▶ Material provided:
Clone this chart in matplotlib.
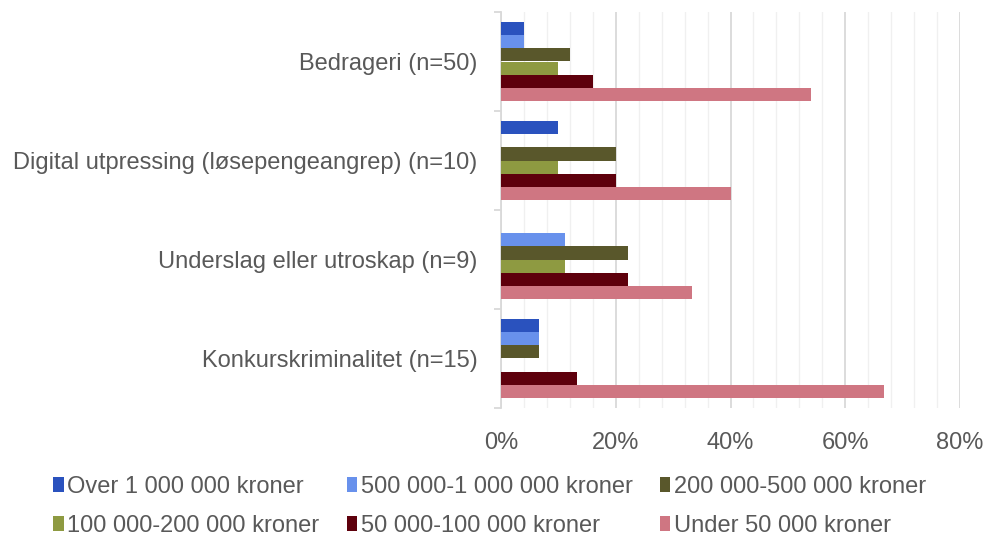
import numpy as np
import matplotlib.pyplot as plt
from matplotlib.ticker import MultipleLocator, PercentFormatter

plt.rcParams['font.family'] = ['Liberation Sans', 'DejaVu Sans']

categories = ['Bedrageri (n=50)', 'Digital utpressing (løsepengeangrep) (n=10)',
              'Underslag eller utroskap (n=9)', 'Konkurskriminalitet (n=15)']
series = ['Over 1 000 000 kroner', '500 000-1 000 000 kroner', '200 000-500 000 kroner',
          '100 000-200 000 kroner', '50 000-100 000 kroner', 'Under 50 000 kroner']
over_1m = [4.0, 10.0, 0.0, 6.67]
s500k_1m = [4.0, 0.0, 11.1, 6.67]
s200k_500k = [12.0, 20.0, 22.2, 6.67]
s100k_200k = [10.0, 10.0, 11.1, 0.0]
s50k_100k = [16.0, 20.0, 22.2, 13.33]
under_50k = [54.0, 40.0, 33.3, 66.67]
values = [over_1m, s500k_1m, s200k_500k, s100k_200k, s50k_100k, under_50k]
colors = ['#2a52be', '#6891ec', '#59572b', '#8e9a41', '#5e000c', '#cf7682']

fig = plt.figure(figsize=(9.85, 5.37), dpi=100)
ax = fig.add_axes([501 / 985, 1 - 408 / 537, (960 - 501) / 985, (408 - 12) / 537])

n = len(series)
h = 0.134
y = np.arange(len(categories))
bars = []
for i, (name, vals, c) in enumerate(zip(series, values, colors)):
    offs = (i - (n - 1) / 2) * h
    bars.append(ax.barh(y + offs, vals, height=h, color=c, label=name, zorder=3))

ax.set_ylim(len(categories) - 0.5, -0.5)
ax.set_xlim(0, 80)
ax.xaxis.set_major_locator(MultipleLocator(20))
ax.xaxis.set_minor_locator(MultipleLocator(4))
ax.xaxis.set_major_formatter(PercentFormatter(decimals=0))
ax.grid(axis='x', which='major', color='#d9d9d9', lw=1.3, zorder=0)
ax.grid(axis='x', which='minor', color='#f0f0f0', lw=1.0, zorder=0)
for s in ['top', 'right', 'bottom']:
    ax.spines[s].set_visible(False)
ax.spines['left'].set_color('#d9d9d9')
ax.spines['left'].set_linewidth(1.3)

ax.set_yticks(y)
ax.set_yticklabels(categories)
ax.set_yticks(np.arange(len(categories) + 1) - 0.5, minor=True)
ax.tick_params(axis='y', which='major', length=0, pad=17, labelsize=17, labelcolor='#595959')
ax.tick_params(axis='y', which='minor', length=5, color='#d9d9d9', width=1.3)
ax.tick_params(axis='x', which='both', length=0, pad=17, labelsize=17, labelcolor='#595959')

# legend filled row by row, like the original
order = [0, 3, 1, 4, 2, 5]
fig.legend([bars[k] for k in order], [series[k] for k in order],
           loc='lower center', bbox_to_anchor=(0.497, -0.04), ncol=3, frameon=False,
           fontsize=17, labelcolor='#595959', handlelength=0.45, handleheight=0.6,
           handletextpad=0.15, columnspacing=1.15, labelspacing=0.75)

fig.savefig('out.png', dpi=100)
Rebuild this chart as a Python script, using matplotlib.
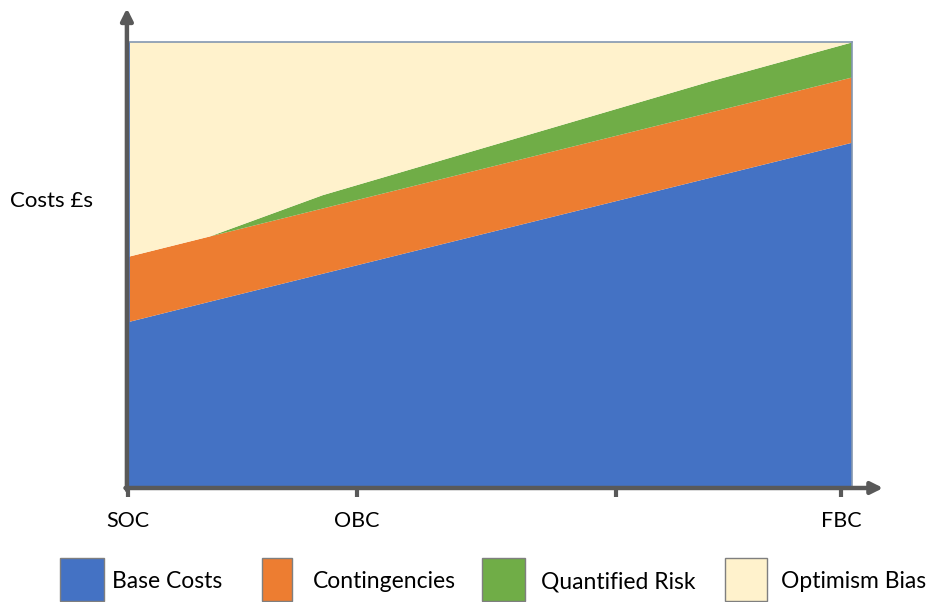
import matplotlib
matplotlib.use('Agg')
import matplotlib.pyplot as plt
from matplotlib.patches import Rectangle

plt.rcParams['font.family'] = ['Lato', 'DejaVu Sans']

# project stage position (0-100) and cost layers (% of scale)
x = [0, 11.3, 26.9, 80.4, 100]
base = [36.9, 41.5, 47.8, 69.4, 77.3]
contingency = [14.7, 14.7, 14.7, 14.7, 14.7]
risk = [0.0, 0.0, 3.0, 7.0, 7.9]
optimism = [48.4, 43.8, 34.5, 8.9, 0.1]

layer_names = ['Base Costs', 'Contingencies', 'Quantified Risk', 'Optimism Bias']
layer_colors = ['#4472C4', '#ED7D31', '#70AD47', '#FFF2CC']

stage_pos = [0, 31.6, 67.4, 98.5]
stage_labels = ['SOC', 'OBC', '', 'FBC']

AX = '#595959'
W, H = 929, 602

fig = plt.figure(figsize=(W/100, H/100), dpi=100)
ax = fig.add_axes([128/W, 1-486/H, 724/W, 444/H])
ax.stackplot(x, base, contingency, risk, optimism, colors=layer_colors, lw=0)
ax.set_xlim(0, 100); ax.set_ylim(0, 100)

for s in ['left', 'bottom']:
    ax.spines[s].set_visible(False)
for s in ['top', 'right']:
    ax.spines[s].set_color('#8497B0'); ax.spines[s].set_linewidth(1.2)
ax.axvline(0.15, color='#4472C4', lw=1.2)

ax.set_yticks([])
ax.set_xticks(stage_pos, stage_labels)
ax.tick_params(axis='x', length=8, width=3, color=AX, labelsize=15.5, pad=10, labelcolor='#000000')
for lbl in ax.get_xticklabels():
    if lbl.get_text() == 'SOC':
        lbl.set_x(-0.5)

# axis lines with arrow heads
arrow = dict(arrowstyle='-|>,head_length=0.7,head_width=0.35', color=AX, lw=3.2, shrinkA=0, shrinkB=0)
ax.annotate('', xy=(104.3, -0.45), xytext=(-0.35, -0.45), xycoords='data', arrowprops=arrow, annotation_clip=False)
ax.annotate('', xy=(-0.15, 107.6), xytext=(-0.15, -0.9), xycoords='data', arrowprops=arrow, annotation_clip=False)

fig.text(10/W, 1-201/H, 'Costs £s', fontsize=16, ha='left', va='center')

# legend row
boxes = [(60, 44), (262, 30), (482, 43), (725, 42)]
text_x = [112, 313, 541, 781]
for (bx, bw), tx, name, col in zip(boxes, text_x, layer_names, layer_colors):
    fig.patches.append(Rectangle((bx/W, 1-601/H), bw/W, 43/H, transform=fig.transFigure,
                                 facecolor=col, edgecolor='#7F7F7F', lw=1))
    fig.text(tx/W, 1-582/H, name, fontsize=16.5, ha='left', va='center')

fig.savefig('out.png', dpi=100)
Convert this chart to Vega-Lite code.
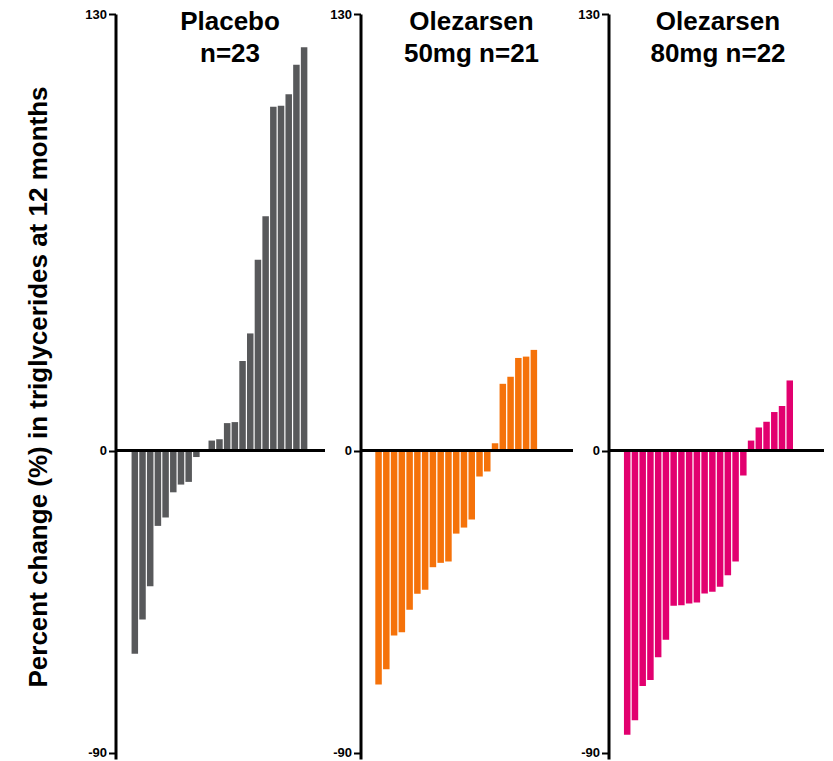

▶ Task goal:
Write the material out again exactly as it appears, dropping the pictures.

▶ Expected answer:
Clone this chart in matplotlib.
import numpy as np
import matplotlib.pyplot as plt
from matplotlib.ticker import MultipleLocator, PercentFormatter

plt.rcParams['font.family'] = ['Liberation Sans', 'DejaVu Sans']

categories = ['Bedrageri (n=50)', 'Digital utpressing (løsepengeangrep) (n=10)',
              'Underslag eller utroskap (n=9)', 'Konkurskriminalitet (n=15)']
series = ['Over 1 000 000 kroner', '500 000-1 000 000 kroner', '200 000-500 000 kroner',
          '100 000-200 000 kroner', '50 000-100 000 kroner', 'Under 50 000 kroner']
over_1m = [4.0, 10.0, 0.0, 6.67]
s500k_1m = [4.0, 0.0, 11.1, 6.67]
s200k_500k = [12.0, 20.0, 22.2, 6.67]
s100k_200k = [10.0, 10.0, 11.1, 0.0]
s50k_100k = [16.0, 20.0, 22.2, 13.33]
under_50k = [54.0, 40.0, 33.3, 66.67]
values = [over_1m, s500k_1m, s200k_500k, s100k_200k, s50k_100k, under_50k]
colors = ['#2a52be', '#6891ec', '#59572b', '#8e9a41', '#5e000c', '#cf7682']

fig = plt.figure(figsize=(9.85, 5.37), dpi=100)
ax = fig.add_axes([501 / 985, 1 - 408 / 537, (960 - 501) / 985, (408 - 12) / 537])

n = len(series)
h = 0.134
y = np.arange(len(categories))
bars = []
for i, (name, vals, c) in enumerate(zip(series, values, colors)):
    offs = (i - (n - 1) / 2) * h
    bars.append(ax.barh(y + offs, vals, height=h, color=c, label=name, zorder=3))

ax.set_ylim(len(categories) - 0.5, -0.5)
ax.set_xlim(0, 80)
ax.xaxis.set_major_locator(MultipleLocator(20))
ax.xaxis.set_minor_locator(MultipleLocator(4))
ax.xaxis.set_major_formatter(PercentFormatter(decimals=0))
ax.grid(axis='x', which='major', color='#d9d9d9', lw=1.3, zorder=0)
ax.grid(axis='x', which='minor', color='#f0f0f0', lw=1.0, zorder=0)
for s in ['top', 'right', 'bottom']:
    ax.spines[s].set_visible(False)
ax.spines['left'].set_color('#d9d9d9')
ax.spines['left'].set_linewidth(1.3)

ax.set_yticks(y)
ax.set_yticklabels(categories)
ax.set_yticks(np.arange(len(categories) + 1) - 0.5, minor=True)
ax.tick_params(axis='y', which='major', length=0, pad=17, labelsize=17, labelcolor='#595959')
ax.tick_params(axis='y', which='minor', length=5, color='#d9d9d9', width=1.3)
ax.tick_params(axis='x', which='both', length=0, pad=17, labelsize=17, labelcolor='#595959')

# legend filled row by row, like the original
order = [0, 3, 1, 4, 2, 5]
fig.legend([bars[k] for k in order], [series[k] for k in order],
           loc='lower center', bbox_to_anchor=(0.497, -0.04), ncol=3, frameon=False,
           fontsize=17, labelcolor='#595959', handlelength=0.45, handleheight=0.6,
           handletextpad=0.15, columnspacing=1.15, labelspacing=0.75)

fig.savefig('out.png', dpi=100)
Rebuild this chart as a Python script, using matplotlib.
import matplotlib
matplotlib.use('Agg')
import matplotlib.pyplot as plt
from matplotlib.patches import Rectangle

plt.rcParams['font.family'] = ['Lato', 'DejaVu Sans']

# project stage position (0-100) and cost layers (% of scale)
x = [0, 11.3, 26.9, 80.4, 100]
base = [36.9, 41.5, 47.8, 69.4, 77.3]
contingency = [14.7, 14.7, 14.7, 14.7, 14.7]
risk = [0.0, 0.0, 3.0, 7.0, 7.9]
optimism = [48.4, 43.8, 34.5, 8.9, 0.1]

layer_names = ['Base Costs', 'Contingencies', 'Quantified Risk', 'Optimism Bias']
layer_colors = ['#4472C4', '#ED7D31', '#70AD47', '#FFF2CC']

stage_pos = [0, 31.6, 67.4, 98.5]
stage_labels = ['SOC', 'OBC', '', 'FBC']

AX = '#595959'
W, H = 929, 602

fig = plt.figure(figsize=(W/100, H/100), dpi=100)
ax = fig.add_axes([128/W, 1-486/H, 724/W, 444/H])
ax.stackplot(x, base, contingency, risk, optimism, colors=layer_colors, lw=0)
ax.set_xlim(0, 100); ax.set_ylim(0, 100)

for s in ['left', 'bottom']:
    ax.spines[s].set_visible(False)
for s in ['top', 'right']:
    ax.spines[s].set_color('#8497B0'); ax.spines[s].set_linewidth(1.2)
ax.axvline(0.15, color='#4472C4', lw=1.2)

ax.set_yticks([])
ax.set_xticks(stage_pos, stage_labels)
ax.tick_params(axis='x', length=8, width=3, color=AX, labelsize=15.5, pad=10, labelcolor='#000000')
for lbl in ax.get_xticklabels():
    if lbl.get_text() == 'SOC':
        lbl.set_x(-0.5)

# axis lines with arrow heads
arrow = dict(arrowstyle='-|>,head_length=0.7,head_width=0.35', color=AX, lw=3.2, shrinkA=0, shrinkB=0)
ax.annotate('', xy=(104.3, -0.45), xytext=(-0.35, -0.45), xycoords='data', arrowprops=arrow, annotation_clip=False)
ax.annotate('', xy=(-0.15, 107.6), xytext=(-0.15, -0.9), xycoords='data', arrowprops=arrow, annotation_clip=False)

fig.text(10/W, 1-201/H, 'Costs £s', fontsize=16, ha='left', va='center')

# legend row
boxes = [(60, 44), (262, 30), (482, 43), (725, 42)]
text_x = [112, 313, 541, 781]
for (bx, bw), tx, name, col in zip(boxes, text_x, layer_names, layer_colors):
    fig.patches.append(Rectangle((bx/W, 1-601/H), bw/W, 43/H, transform=fig.transFigure,
                                 facecolor=col, edgecolor='#7F7F7F', lw=1))
    fig.text(tx/W, 1-582/H, name, fontsize=16.5, ha='left', va='center')

fig.savefig('out.png', dpi=100)
Convert this chart to Vega-Lite code.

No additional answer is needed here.